begin STORED DATA

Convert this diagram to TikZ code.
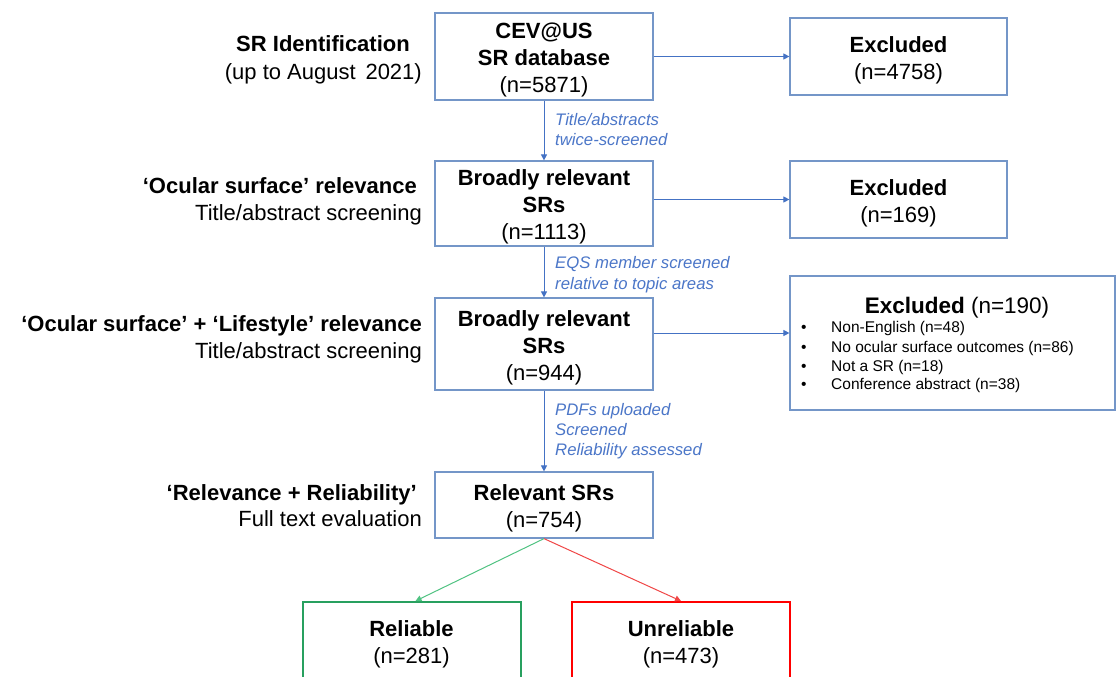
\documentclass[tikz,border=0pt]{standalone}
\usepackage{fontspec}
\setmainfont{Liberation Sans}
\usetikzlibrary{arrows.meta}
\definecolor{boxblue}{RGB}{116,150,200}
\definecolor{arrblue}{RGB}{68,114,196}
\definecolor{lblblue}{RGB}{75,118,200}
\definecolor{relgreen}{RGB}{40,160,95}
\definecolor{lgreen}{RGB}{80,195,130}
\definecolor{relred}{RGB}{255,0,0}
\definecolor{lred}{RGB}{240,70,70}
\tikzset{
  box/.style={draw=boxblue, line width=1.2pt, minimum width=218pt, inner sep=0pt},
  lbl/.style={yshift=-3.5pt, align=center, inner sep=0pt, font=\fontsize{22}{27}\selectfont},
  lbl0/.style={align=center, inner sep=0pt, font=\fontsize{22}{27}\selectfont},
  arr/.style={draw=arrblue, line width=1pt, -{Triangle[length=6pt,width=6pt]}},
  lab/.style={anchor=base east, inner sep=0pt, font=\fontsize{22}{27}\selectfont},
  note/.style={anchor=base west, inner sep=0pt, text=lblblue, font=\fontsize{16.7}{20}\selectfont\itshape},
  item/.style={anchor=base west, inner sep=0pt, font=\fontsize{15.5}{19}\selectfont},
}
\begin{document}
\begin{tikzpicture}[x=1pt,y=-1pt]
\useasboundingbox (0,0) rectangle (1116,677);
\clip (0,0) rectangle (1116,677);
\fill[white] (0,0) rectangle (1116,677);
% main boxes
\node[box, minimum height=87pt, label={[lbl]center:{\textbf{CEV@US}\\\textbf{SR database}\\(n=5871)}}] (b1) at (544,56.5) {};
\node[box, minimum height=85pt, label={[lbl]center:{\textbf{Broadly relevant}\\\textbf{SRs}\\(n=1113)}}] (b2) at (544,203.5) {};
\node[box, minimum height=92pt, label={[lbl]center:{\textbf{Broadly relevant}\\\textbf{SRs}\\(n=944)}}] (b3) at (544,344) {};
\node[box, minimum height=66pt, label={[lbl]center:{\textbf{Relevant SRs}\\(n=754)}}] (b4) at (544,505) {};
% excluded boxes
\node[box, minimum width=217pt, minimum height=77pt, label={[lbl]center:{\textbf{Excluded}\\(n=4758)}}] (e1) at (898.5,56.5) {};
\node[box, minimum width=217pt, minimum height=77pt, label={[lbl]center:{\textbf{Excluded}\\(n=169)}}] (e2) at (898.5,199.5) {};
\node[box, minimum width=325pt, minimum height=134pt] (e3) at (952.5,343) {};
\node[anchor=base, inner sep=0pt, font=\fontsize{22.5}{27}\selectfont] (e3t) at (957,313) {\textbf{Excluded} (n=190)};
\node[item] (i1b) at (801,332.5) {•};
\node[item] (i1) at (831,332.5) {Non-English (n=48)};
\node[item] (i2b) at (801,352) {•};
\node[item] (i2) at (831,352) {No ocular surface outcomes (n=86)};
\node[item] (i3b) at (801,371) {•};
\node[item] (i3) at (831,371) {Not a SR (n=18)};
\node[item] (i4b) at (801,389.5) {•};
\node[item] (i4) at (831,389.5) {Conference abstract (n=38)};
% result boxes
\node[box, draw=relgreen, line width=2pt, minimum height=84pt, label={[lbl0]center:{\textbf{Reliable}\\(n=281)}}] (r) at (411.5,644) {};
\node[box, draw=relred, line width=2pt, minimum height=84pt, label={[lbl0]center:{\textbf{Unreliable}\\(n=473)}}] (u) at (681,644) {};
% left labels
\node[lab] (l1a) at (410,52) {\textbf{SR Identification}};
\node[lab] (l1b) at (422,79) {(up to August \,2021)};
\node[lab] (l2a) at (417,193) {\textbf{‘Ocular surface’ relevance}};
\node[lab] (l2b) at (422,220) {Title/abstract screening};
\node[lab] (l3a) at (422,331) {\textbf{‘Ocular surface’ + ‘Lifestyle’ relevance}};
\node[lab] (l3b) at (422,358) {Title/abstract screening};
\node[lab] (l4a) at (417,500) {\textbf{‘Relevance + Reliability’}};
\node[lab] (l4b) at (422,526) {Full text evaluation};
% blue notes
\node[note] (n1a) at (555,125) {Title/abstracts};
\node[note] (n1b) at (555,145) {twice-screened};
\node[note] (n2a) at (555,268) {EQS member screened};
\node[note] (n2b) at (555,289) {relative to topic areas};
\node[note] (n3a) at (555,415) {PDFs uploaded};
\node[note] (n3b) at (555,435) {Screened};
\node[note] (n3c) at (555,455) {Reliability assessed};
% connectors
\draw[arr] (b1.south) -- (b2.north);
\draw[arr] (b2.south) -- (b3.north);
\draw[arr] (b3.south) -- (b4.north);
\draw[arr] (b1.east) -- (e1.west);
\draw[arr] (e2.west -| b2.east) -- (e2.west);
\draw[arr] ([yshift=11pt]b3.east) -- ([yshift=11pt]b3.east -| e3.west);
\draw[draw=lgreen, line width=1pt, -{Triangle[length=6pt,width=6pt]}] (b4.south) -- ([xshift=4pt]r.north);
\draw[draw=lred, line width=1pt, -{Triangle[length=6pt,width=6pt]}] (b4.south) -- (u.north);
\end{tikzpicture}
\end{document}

end STORED DATA

DIRECTIONS: Every line of the material is to be quoted exactly, with no pictures carried over.

OUTPUT FOR THIS EXERCISE:
Convert this diagram to TikZ code.
\documentclass[tikz,border=0pt]{standalone}
\usepackage{fontspec}
\setmainfont{Liberation Sans}
\usetikzlibrary{arrows.meta}
\definecolor{boxblue}{RGB}{116,150,200}
\definecolor{arrblue}{RGB}{68,114,196}
\definecolor{lblblue}{RGB}{75,118,200}
\definecolor{relgreen}{RGB}{40,160,95}
\definecolor{lgreen}{RGB}{80,195,130}
\definecolor{relred}{RGB}{255,0,0}
\definecolor{lred}{RGB}{240,70,70}
\tikzset{
  box/.style={draw=boxblue, line width=1.2pt, minimum width=218pt, inner sep=0pt},
  lbl/.style={yshift=-3.5pt, align=center, inner sep=0pt, font=\fontsize{22}{27}\selectfont},
  lbl0/.style={align=center, inner sep=0pt, font=\fontsize{22}{27}\selectfont},
  arr/.style={draw=arrblue, line width=1pt, -{Triangle[length=6pt,width=6pt]}},
  lab/.style={anchor=base east, inner sep=0pt, font=\fontsize{22}{27}\selectfont},
  note/.style={anchor=base west, inner sep=0pt, text=lblblue, font=\fontsize{16.7}{20}\selectfont\itshape},
  item/.style={anchor=base west, inner sep=0pt, font=\fontsize{15.5}{19}\selectfont},
}
\begin{document}
\begin{tikzpicture}[x=1pt,y=-1pt]
\useasboundingbox (0,0) rectangle (1116,677);
\clip (0,0) rectangle (1116,677);
\fill[white] (0,0) rectangle (1116,677);
% main boxes
\node[box, minimum height=87pt, label={[lbl]center:{\textbf{CEV@US}\\\textbf{SR database}\\(n=5871)}}] (b1) at (544,56.5) {};
\node[box, minimum height=85pt, label={[lbl]center:{\textbf{Broadly relevant}\\\textbf{SRs}\\(n=1113)}}] (b2) at (544,203.5) {};
\node[box, minimum height=92pt, label={[lbl]center:{\textbf{Broadly relevant}\\\textbf{SRs}\\(n=944)}}] (b3) at (544,344) {};
\node[box, minimum height=66pt, label={[lbl]center:{\textbf{Relevant SRs}\\(n=754)}}] (b4) at (544,505) {};
% excluded boxes
\node[box, minimum width=217pt, minimum height=77pt, label={[lbl]center:{\textbf{Excluded}\\(n=4758)}}] (e1) at (898.5,56.5) {};
\node[box, minimum width=217pt, minimum height=77pt, label={[lbl]center:{\textbf{Excluded}\\(n=169)}}] (e2) at (898.5,199.5) {};
\node[box, minimum width=325pt, minimum height=134pt] (e3) at (952.5,343) {};
\node[anchor=base, inner sep=0pt, font=\fontsize{22.5}{27}\selectfont] (e3t) at (957,313) {\textbf{Excluded} (n=190)};
\node[item] (i1b) at (801,332.5) {•};
\node[item] (i1) at (831,332.5) {Non-English (n=48)};
\node[item] (i2b) at (801,352) {•};
\node[item] (i2) at (831,352) {No ocular surface outcomes (n=86)};
\node[item] (i3b) at (801,371) {•};
\node[item] (i3) at (831,371) {Not a SR (n=18)};
\node[item] (i4b) at (801,389.5) {•};
\node[item] (i4) at (831,389.5) {Conference abstract (n=38)};
% result boxes
\node[box, draw=relgreen, line width=2pt, minimum height=84pt, label={[lbl0]center:{\textbf{Reliable}\\(n=281)}}] (r) at (411.5,644) {};
\node[box, draw=relred, line width=2pt, minimum height=84pt, label={[lbl0]center:{\textbf{Unreliable}\\(n=473)}}] (u) at (681,644) {};
% left labels
\node[lab] (l1a) at (410,52) {\textbf{SR Identification}};
\node[lab] (l1b) at (422,79) {(up to August \,2021)};
\node[lab] (l2a) at (417,193) {\textbf{‘Ocular surface’ relevance}};
\node[lab] (l2b) at (422,220) {Title/abstract screening};
\node[lab] (l3a) at (422,331) {\textbf{‘Ocular surface’ + ‘Lifestyle’ relevance}};
\node[lab] (l3b) at (422,358) {Title/abstract screening};
\node[lab] (l4a) at (417,500) {\textbf{‘Relevance + Reliability’}};
\node[lab] (l4b) at (422,526) {Full text evaluation};
% blue notes
\node[note] (n1a) at (555,125) {Title/abstracts};
\node[note] (n1b) at (555,145) {twice-screened};
\node[note] (n2a) at (555,268) {EQS member screened};
\node[note] (n2b) at (555,289) {relative to topic areas};
\node[note] (n3a) at (555,415) {PDFs uploaded};
\node[note] (n3b) at (555,435) {Screened};
\node[note] (n3c) at (555,455) {Reliability assessed};
% connectors
\draw[arr] (b1.south) -- (b2.north);
\draw[arr] (b2.south) -- (b3.north);
\draw[arr] (b3.south) -- (b4.north);
\draw[arr] (b1.east) -- (e1.west);
\draw[arr] (e2.west -| b2.east) -- (e2.west);
\draw[arr] ([yshift=11pt]b3.east) -- ([yshift=11pt]b3.east -| e3.west);
\draw[draw=lgreen, line width=1pt, -{Triangle[length=6pt,width=6pt]}] (b4.south) -- ([xshift=4pt]r.north);
\draw[draw=lred, line width=1pt, -{Triangle[length=6pt,width=6pt]}] (b4.south) -- (u.north);
\end{tikzpicture}
\end{document}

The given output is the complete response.